Ibnoe Soedjono, Dirjen Koperasi waktu itu bercerita, GKBI bisa menimbun harta kala itu, tak terlepas dari andil besar Djunaid. Buah pikirannya yang cukup brilian, telah membawa GKBI tumbuh kokoh tak tergoyahkan. Merasa monopoli importir tunggal tidak selamanya dinikmati, sejak pagi-pagi Djunaid sudah mengantisipasinya. Kesempatan yang diberikan, memang tidak dibiarkan berlalu begitu saja. Sari madunya sempat di endapkannya untuk bekal dikemudian hari.

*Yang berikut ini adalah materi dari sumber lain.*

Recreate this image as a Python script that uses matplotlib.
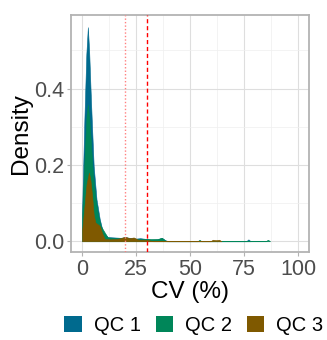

Kalaupun kemudian GKBI sempat jatuh-bangun, dan nyaris asetnya disita akibat terlilit hutang, setelah beliau meninggal dunia, itu merupakan kecelakaan ekonomi di luar jangkauan. Yang pasti, GKBI sekarang ini ditangan generasi penerusnya terus menanjak bertengger di singgasana.

Djunaid telah mewariskan tatanan ekonomi kerakyatan yang monumental berbasis koperasi. Berkat kebijakannya mengatur penyaluran bahan baku batik kepada anggotanya, koperasi-koperasi batik di mana-mana mampu mendirikan pabrik-pabrik Cambrics. Soal pabrik itu kini banyak menjadi besi tua, tuntutan zamanlah yang menghendakinya.

Dimata Ibnoe Soedjono, Djunaid yang sudah dikenalnya sejak masih sekolah di Pekalongan, adalah “orang kuat”. Seorang tokoh koperasi yang tetap konsisten berjalan dikoridornya. Dalam menjalankan usaha koperasi, tidak sekalipun melanggar rambu-rambu, sesuai jatidirinya. “Sesungguhnya, kita telah kehilangan seorang panutan dibidang koperasi” ujarnya.

Orang pertama dari gerakan koperasi yang pernah memperoleh bintang jasa dari pemerintah R.I. berupa Satya Lencana Pembangunan adalah Ahmad Djunaid. Kata Ibnoe, dia pulalah yang waktu itu mengusulkannya, mengingat jasa-jasa beliau yang memang sukses mengembangkan koperasi. Bintang jasa itu diperoleh tahun 1972. Djunaid adalah juga satu di antara penerima penghargaan Hatta Nugraha.

Sisi lain yang juga patut dikenang dari beliu, adalah buah pikiran yang mempersatukan tiga etnis di Pekalongan. Pribumi, Cina dan Arab diajak bersatu padu - berhimpun dalam wadah koperasi. Itulah Kospin Jasa, koperasi simpan pinjam paling populer di tanah air. Hingga kini tiga suku bangsa ini tetap mewarnai keanggotaan koperasi ini. “Termasuk dalam struktur kepengurusannya” tutur Sachroni, Sekretaris Umum Kospin Jasa.

Djunaid memang pantas jadi panutan. Meskipun kaya dan pebisnis ulung, ia juga seorang muslim yang soleh. Sebagai gambaran, karyawan yang menerima gaji, sebelum dibawa ke rumah selalu disarankannya untuk menyisihkan zakat. Hal senada juga diutarakan oleh Rofiqur Rusdi, Sekretaris Koperasi Batik PPIP yang juga didirikannya, sejumlah aset koperasi ini berupa bangunan dan tanah diberikan untuk pendidikan muslim. Ada Madrasah, SMU Muslim, TK Muslim dan tempat ibadah.

Djunaid yang punya tujuh saudara kandung dari ayah bernama Nurwiryo Atmojo dan ibu Munjiati, adalah pemuda pejuang, yang ikut memanggul senjata zaman kemerdekaan. Semasa hidupnya, sejumlah negara telah dikunjunginya demi mengembangkan perkoperasian. Antara lain Amerika Serikat, Swedia, Denmark, Jerman, Norwegia, Saudi Arabia dan negara-negara Asean.